■ What you need to do ■
Identify the lines in the data below that contain "this" and give only how many there are.

■ Records provided ■
───

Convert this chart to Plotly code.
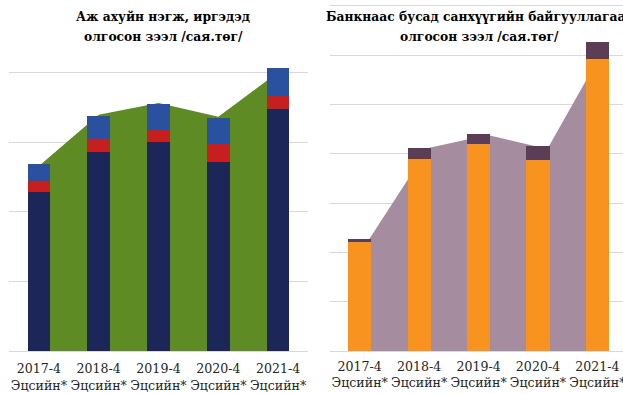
import plotly.graph_objects as go

categories = ["2017-4<br>Эцсийн*", "2018-4<br>Эцсийн*", "2019-4<br>Эцсийн*",
              "2020-4<br>Эцсийн*", "2021-4<br>Эцсийн*"]

# Left panel: loans to businesses and individuals
left_navy = [229, 286, 301, 272, 348]
left_red = [16, 19, 17, 26, 19]
left_blue = [24, 33, 37, 37, 40]
left_area = [266, 340, 357, 337, 401]

# Right panel: loans by non-bank financial institutions
right_orange = [223, 389, 420, 387, 592]
right_dark = [4, 22, 20, 28, 34]
right_area = [225, 412, 438, 410, 624]

title_left = ["Аж ахуйн нэгж, иргэдэд", "олгосон зээл /сая.төг/"]
title_right = ["Банкнаас бусад санхүүгийн байгууллагаас", "олгосон зээл /сая.төг/"]

W, H = 623, 394
serif = "DejaVu Serif"

fig = go.Figure()

# base layers: areas
fig.add_trace(go.Scatter(x=categories, y=left_area, mode="lines", line=dict(width=0),
                         fill="tozeroy", fillcolor="#5F8B25", xaxis="x", yaxis="y",
                         showlegend=False, hoverinfo="skip"))
fig.add_trace(go.Scatter(x=categories, y=right_area, mode="lines", line=dict(width=0),
                         fill="tozeroy", fillcolor="#A68C9F", xaxis="x2", yaxis="y2",
                         showlegend=False, hoverinfo="skip"))

# overlay layers: bars
for vals, col in [(left_navy, "#1C2659"), (left_red, "#C61F1F"), (left_blue, "#2A50A0")]:
    fig.add_trace(go.Bar(x=categories, y=vals, marker=dict(color=col, line=dict(width=0)),
                         width=0.38, xaxis="x3", yaxis="y3", showlegend=False))
for vals, col in [(right_orange, "#F7931E"), (right_dark, "#5B3E55")]:
    fig.add_trace(go.Bar(x=categories, y=vals, marker=dict(color=col, line=dict(width=0)),
                         width=0.39, xaxis="x4", yaxis="y4", showlegend=False))

tickfont = dict(family=serif, size=12.6, color="#262626")
grid = "#d9d9d9"

fig.update_layout(
    width=W, height=H,
    margin=dict(l=0, r=0, t=3, b=43),
    paper_bgcolor="white", plot_bgcolor="white",
    barmode="stack",
    xaxis=dict(domain=[9 / W, 308 / W], type="category", range=[-0.5, 4.5],
               showgrid=False, showline=True, linecolor=grid, linewidth=1,
               ticks="", tickfont=tickfont, tickangle=0, ticklabelstandoff=6,
               automargin=False),
    yaxis=dict(range=[0, 500.7], dtick=100, showgrid=True, gridcolor=grid, gridwidth=1,
               showticklabels=False, zeroline=False, ticks="", automargin=False),
    xaxis2=dict(domain=[330 / W, 1.0], type="category", range=[-0.65, 4.27],
                showgrid=False, showline=True, linecolor=grid, linewidth=1,
                ticks="", showticklabels=False, anchor="y2", automargin=False),
    yaxis2=dict(range=[0, 706], dtick=100, showgrid=True, gridcolor=grid, gridwidth=1,
                showticklabels=False, zeroline=False, ticks="", anchor="x2",
                automargin=False),
    xaxis3=dict(overlaying="x", type="category", range=[-0.5, 4.5], showgrid=False,
                showticklabels=False, showline=False, ticks="", anchor="y3",
                automargin=False),
    yaxis3=dict(overlaying="y", range=[0, 500.7], showgrid=False, showticklabels=False,
                zeroline=False, ticks="", anchor="x3", automargin=False),
    xaxis4=dict(overlaying="x2", type="category", range=[-0.5, 4.43], showgrid=False,
                showticklabels=True, tickfont=tickfont, tickangle=0, ticklabelstandoff=6,
                showline=False, ticks="", anchor="y4", automargin=False),
    yaxis4=dict(overlaying="y2", range=[0, 706], showgrid=False, showticklabels=False,
                zeroline=False, ticks="", anchor="x4", automargin=False),
)

anns = []
for cx, lines in [(163, title_left), (479, title_right)]:
    for i, line in enumerate(lines):
        anns.append(dict(text="<b>" + line + "</b>", xref="paper", yref="paper",
                         x=cx / W, y=1 - (22 + 20 * i - 3) / 348, xanchor="center",
                         yanchor="bottom", yshift=-4, showarrow=False,
                         font=dict(family=serif, size=12.3, color="black")))
fig.update_layout(annotations=anns)

fig.write_html("out.html", config={"displayModeBar": False},
               post_script="document.body.style.margin='0';document.body.style.overflow='hidden';")
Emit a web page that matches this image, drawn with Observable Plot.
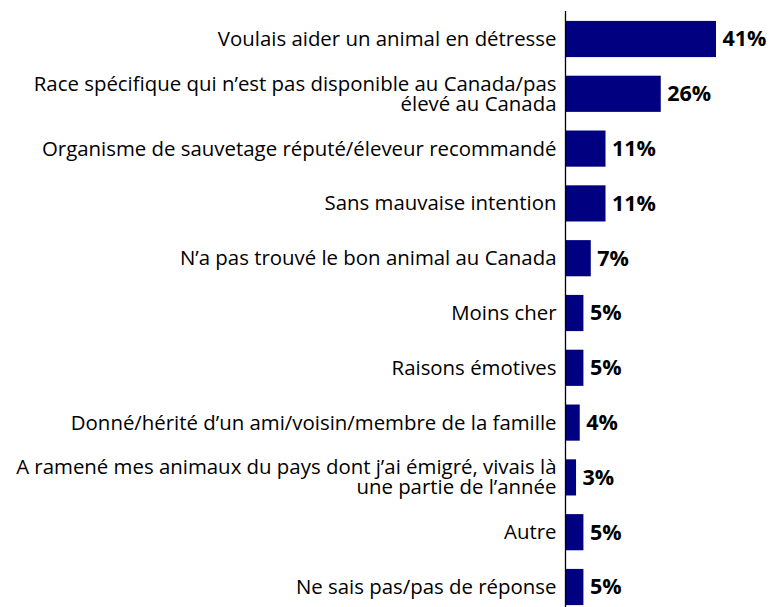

───

■ Expected answer ■
2